E tale “operazione” pare oramai necessaria per quei lavoratori che non più si sentono difesi dalla propria organizzazione o, peggio, questa palesemente si prostra al proprietario di turno.
Forse è proprio questo ciò che avranno pensato i lavoratori della logistica laziale, che stanno lasciando la Filt-Cgil per passare con l’Unione Sindacale di Base, ma a circoscrivere più dettagliatamente quanto sta avvenendo è una nota ufficiale fatta circolare nelle scorse ore da Usb:
“All’origine di questo terremoto, l’accordo che Amazon e Assoespressi cercano di imporre ai driver, introducendo la domenica lavorativa e l’allungamento del nastro giornaliero di lavoro. Accordo che le segreterie laziali di Cgil, Cisl e Uil sono pronte a firmare, nonostante l’evidente peggioramento che si aggiunge all’aumento delle ore di lavoro da 39 a 44 previsto nel rinnovo del CCNL della logistica (le cui trattative sono già iniziate), proprio in un settore in cui si stanno facendo profitti a palate grazie alla pandemia
I delegati Filt-Cgil nei posti di lavoro e un dirigente hanno protestato e chiesto un confronto con la segreteria regionale, perché se un accordo passa in Amazon sarà preso a modello nel rinnovo del CCNL. Amazon nel settore è infatti quello che un tempo la Fiat era nella metalmeccanica: le altre aziende si adeguano alle sue regole.

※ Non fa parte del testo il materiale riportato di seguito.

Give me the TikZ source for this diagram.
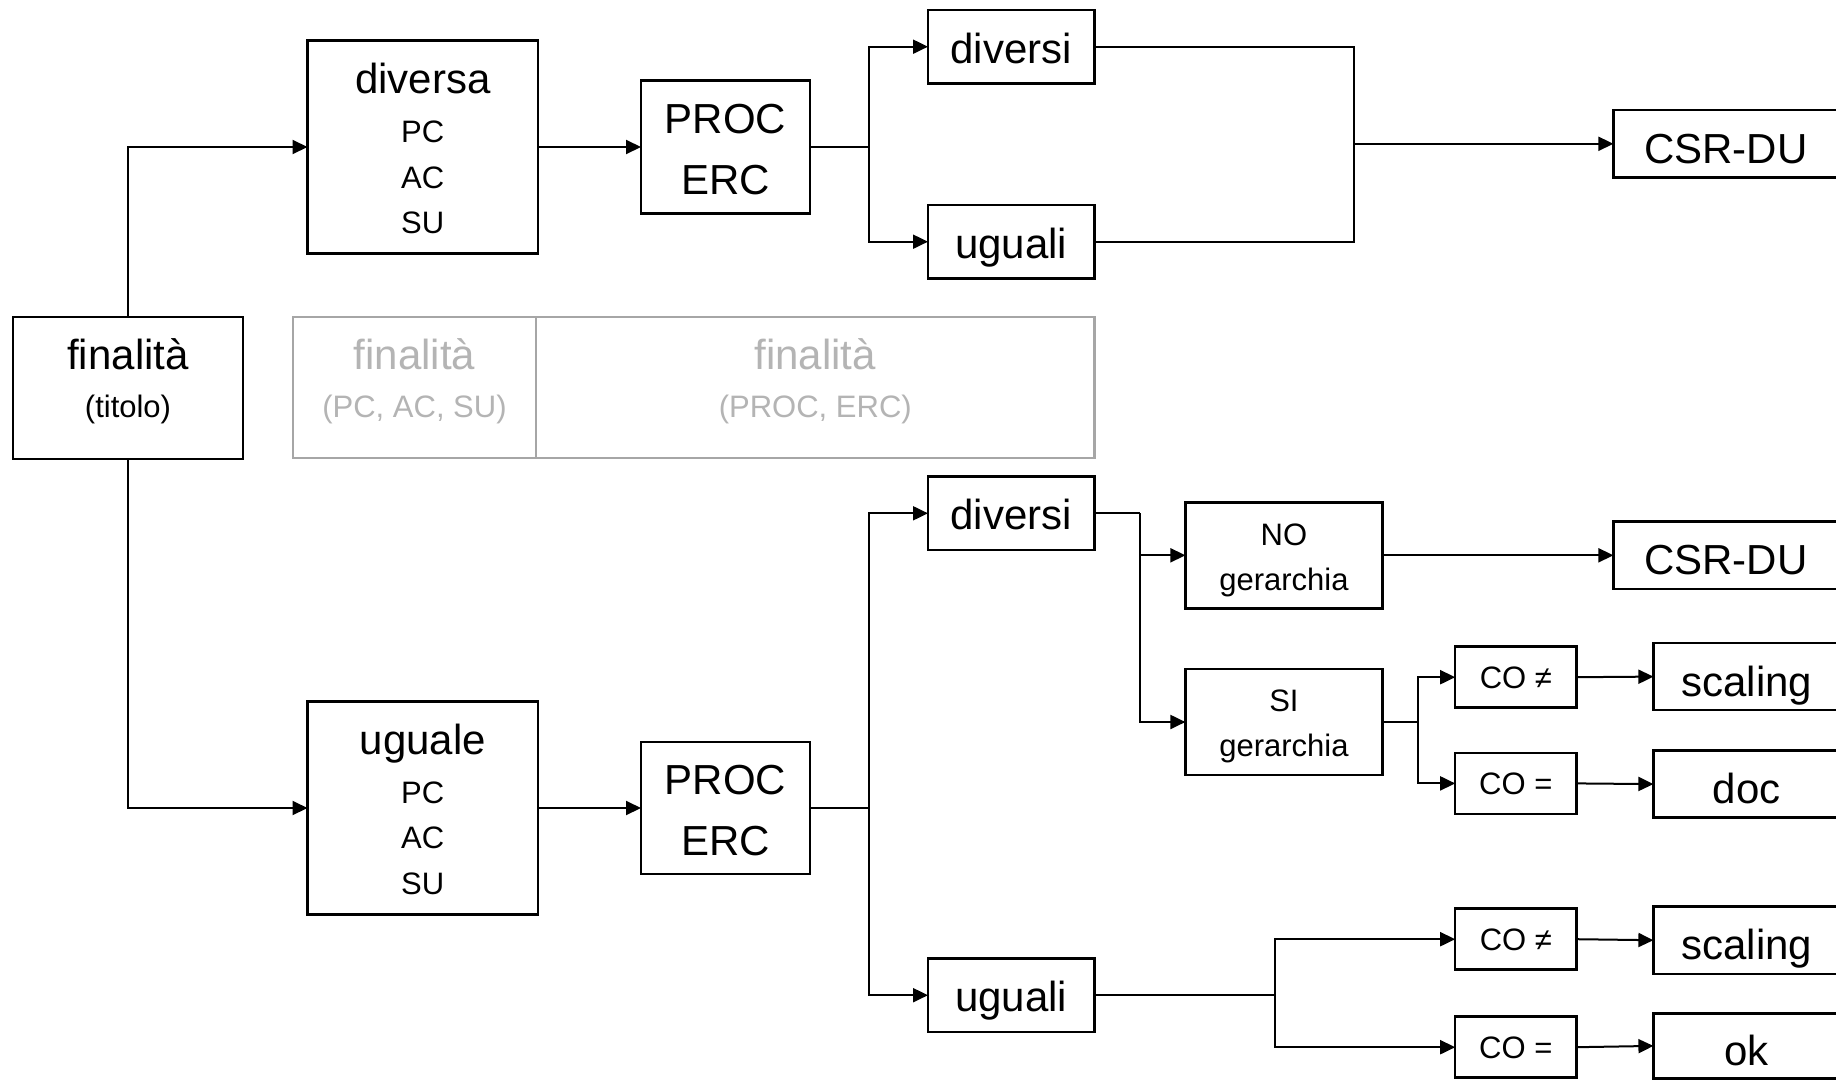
\documentclass[tikz,border=0pt]{standalone}
\usepackage{fontspec}
\setmainfont{Liberation Sans}
\usetikzlibrary{arrows.meta}
\definecolor{greyline}{HTML}{A6A6A6}
\definecolor{greytext}{HTML}{B4B4B4}

\begin{document}
\begin{tikzpicture}[x=1pt, y=-1pt,
  box/.style={draw=black, line width=2.5pt, rectangle, inner sep=0pt, outer sep=0pt},
  greybox/.style={draw=greyline, line width=2.5pt, rectangle, inner sep=0pt, outer sep=0pt},
  bigtxt/.style={font=\fontsize{42}{48}\selectfont},
  smalltxt/.style={font=\fontsize{31}{36}\selectfont},
  midbox/.style={box, bigtxt, text height=40pt, text depth=7pt},
  endbox/.style={box, bigtxt, text height=44pt, text depth=5pt},
  cobox/.style={box, smalltxt, text height=28pt, text depth=5pt,
    minimum width=121.2pt, minimum height=61pt},
  line/.style={draw=black, line width=2pt},
  arr/.style={line, -{Triangle[length=15pt, width=14pt]}},
  tline/.style={anchor=base, inner sep=0pt}
]
\useasboundingbox (0,0) rectangle (1836,1079);
\fill[white] (0,0) rectangle (1836,1079);
\clip (0,0) rectangle (1836,1079);

% ---- root ----
\node[box, minimum width=230pt, minimum height=142pt] (fin) at (128,388) {};
\node[tline, bigtxt, yshift=-52.3pt] (fin-a) at (fin.north) {finalità};
\node[tline, smalltxt, yshift=-100pt] (fin-b) at (fin.north) {(titolo)};

% ---- grey legend ----
\node[greybox, minimum width=243pt, minimum height=141pt] (g1) at (414.5,387.5) {};
\node[tline, bigtxt, text=greytext, yshift=-52pt] (g1-a) at (g1.north) {finalità};
\node[tline, smalltxt, text=greytext, yshift=-100pt] (g1-b) at (g1.north) {(PC, AC, SU)};
\node[greybox, minimum width=558.6pt, minimum height=141pt] (g2) at (815.3,387.5) {};
\node[tline, bigtxt, text=greytext, yshift=-52pt] (g2-a) at (g2.north) {finalità};
\node[tline, smalltxt, text=greytext, yshift=-100pt] (g2-b) at (g2.north) {(PROC, ERC)};

% ---- upper branch ----
\node[box, minimum width=230.5pt, minimum height=212.6pt] (divA) at (422.75,147) {};
\node[tline, bigtxt, yshift=-52.8pt] (divA-a) at (divA.north) {diversa};
\node[tline, smalltxt, yshift=-101.5pt] (divA-b) at (divA.north) {PC};
\node[tline, smalltxt, yshift=-147.3pt] (divA-c) at (divA.north) {AC};
\node[tline, smalltxt, yshift=-192.5pt] (divA-d) at (divA.north) {SU};

\node[box, minimum width=169pt, minimum height=132.6pt] (proc1) at (725.5,147) {};
\node[tline, bigtxt, yshift=-52.8pt] (proc1-a) at (proc1.north) {PROC};
\node[tline, bigtxt, yshift=-114pt] (proc1-b) at (proc1.north) {ERC};

\node[midbox, minimum width=166.6pt, minimum height=73.3pt] (dvs1) at (1011.3,46.7) {diversi};
\node[midbox, minimum width=166.6pt, minimum height=73.3pt] (ugl1) at (1011.3,241.7) {uguali};
\node[endbox, minimum width=224.6pt, minimum height=67.7pt] (csr1) at (1725.7,143.8) {CSR-DU};

% ---- lower branch ----
\node[box, minimum width=230.5pt, minimum height=212.7pt] (ugA) at (422.75,808) {};
\node[tline, bigtxt, yshift=-52.8pt] (ugA-a) at (ugA.north) {uguale};
\node[tline, smalltxt, yshift=-101.5pt] (ugA-b) at (ugA.north) {PC};
\node[tline, smalltxt, yshift=-147.3pt] (ugA-c) at (ugA.north) {AC};
\node[tline, smalltxt, yshift=-192.5pt] (ugA-d) at (ugA.north) {SU};

\node[box, minimum width=169pt, minimum height=131.6pt] (proc2) at (725.5,808) {};
\node[tline, bigtxt, yshift=-52pt] (proc2-a) at (proc2.north) {PROC};
\node[tline, bigtxt, yshift=-113.5pt] (proc2-b) at (proc2.north) {ERC};

\node[midbox, minimum width=166.6pt, minimum height=73.3pt] (dvs2) at (1011.3,513.3) {diversi};
\node[midbox, minimum width=166.6pt, minimum height=73.3pt] (ugl2) at (1011.3,995.2) {uguali};

\node[box, minimum width=197pt, minimum height=106pt] (noh) at (1283.9,555.3) {};
\node[tline, smalltxt, yshift=-42.8pt] (noh-a) at (noh.north) {NO};
\node[tline, smalltxt, yshift=-88pt] (noh-b) at (noh.north) {gerarchia};
\node[box, minimum width=197pt, minimum height=106pt] (sih) at (1283.9,722) {};
\node[tline, smalltxt, yshift=-42.5pt] (sih-a) at (sih.north) {SI};
\node[tline, smalltxt, yshift=-87.5pt] (sih-b) at (sih.north) {gerarchia};

\node[endbox, minimum width=224.6pt, minimum height=67.3pt] (csr2) at (1725.7,555.3) {CSR-DU};

\node[cobox] (coa1) at (1515.8,677.2) {CO ≠};
\node[cobox] (cob1) at (1515.8,783.4) {CO =};
\node[cobox] (coa2) at (1515.8,939.2) {CO ≠};
\node[cobox] (cob2) at (1515.8,1047.2) {CO =};

\node[endbox, minimum width=186.6pt, minimum height=67.2pt] (sc1) at (1746.7,676.6) {scaling};
\node[endbox, minimum width=186.6pt, minimum height=67.2pt] (doc) at (1746.7,784.1) {doc};
\node[endbox, minimum width=186.6pt, minimum height=67.2pt] (sc2) at (1746.7,940.2) {scaling};
\node[endbox, minimum width=186.6pt, minimum height=65.2pt] (okb) at (1746.7,1045.9) {ok};

% ---- junction points ----
\coordinate (j1) at (868.5,147);
\coordinate (j2) at (1353.7,143.8);
\coordinate (j3) at (868.5,808);
\coordinate (j4) at (1140,513.3);
\coordinate (j5) at (1418.2,722);
\coordinate (j6) at (1275,995.2);

% ---- connectors ----
\draw[arr] (fin.north) |- (divA.west);
\draw[arr] (fin.south) |- (ugA.west);
\draw[arr] (divA.east) -- (proc1.west);
\draw[arr] (ugA.east) -- (proc2.west);

\draw[line] (proc1.east) -- (j1);
\draw[arr] (j1) |- (dvs1.west);
\draw[arr] (j1) |- (ugl1.west);
\draw[line] (dvs1.east) -| (j2);
\draw[line] (ugl1.east) -| (j2);
\draw[arr] (j2) -- (csr1.west);

\draw[line] (proc2.east) -- (j3);
\draw[arr] (j3) |- (dvs2.west);
\draw[arr] (j3) |- (ugl2.west);

\draw[line] (dvs2.east) -- (j4);
\draw[arr] (j4) |- (noh.west);
\draw[arr] (j4) |- (sih.west);
\draw[arr] (noh.east) -- (csr2.west);

\draw[line] (sih.east) -- (j5);
\draw[arr] (j5) |- (coa1.west);
\draw[arr] (j5) |- (cob1.west);
\draw[arr] (coa1.east) -- (sc1.west);
\draw[arr] (cob1.east) -- (doc.west);

\draw[line] (ugl2.east) -- (j6);
\draw[arr] (j6) |- (coa2.west);
\draw[arr] (j6) |- (cob2.west);
\draw[arr] (coa2.east) -- (sc2.west);
\draw[arr] (cob2.east) -- (okb.west);
\end{tikzpicture}
\end{document}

Dalla Cgil però fanno muro: l’accordo va firmato e anzi va trasferito sul piano nazionale. Il modo perfetto per dare fondamento alle voci, sempre più fitte, secondo cui nella segreteria di Piazza Vittorio c’è gente pronta a trasferirsi armi e bagagli alla direzione del personale di una grande azienda del settore.
Si scatena il terremoto. Non solo nelle aziende collegate ad Amazon, ma anche alla SDA, alla GLS, a TNT e in altre società comincia la burrascosa fuoriuscita di centinaia di lavoratori dalla Filt-Cgil, al grido di “basta con i sindacati di comodo”.
Non è servito a ostacolare l’esodo nemmeno l’intervento delle varie direzioni aziendali in soccorso dell’alleato sindacale in difficoltà: minacce di vario tipo, dal licenziamento al trasferimento, fino alla classica formula “non trattiamo con USB, che non è firmataria di contratto”, sono rimaste inascoltate.
E non è servito ai dirigenti Cgil materializzarsi improvvisamente nei magazzini, dove nessuno li conosce né vuole sentirli parlare, aggiungendosi ai dirigenti delle aziende per spiegare che USB non potrà sedere ai tavoli di trattativa.
Più si sono agitati e più hanno spinto all’esodo, perché ha fatto breccia un ragionamento tanto semplice quanto logico: se USB è il loro problema, allora USB è il nostro sindacato. Il sindacato che serve per impedire gli aumenti di orario e della flessibilità giornaliera e settimanale.”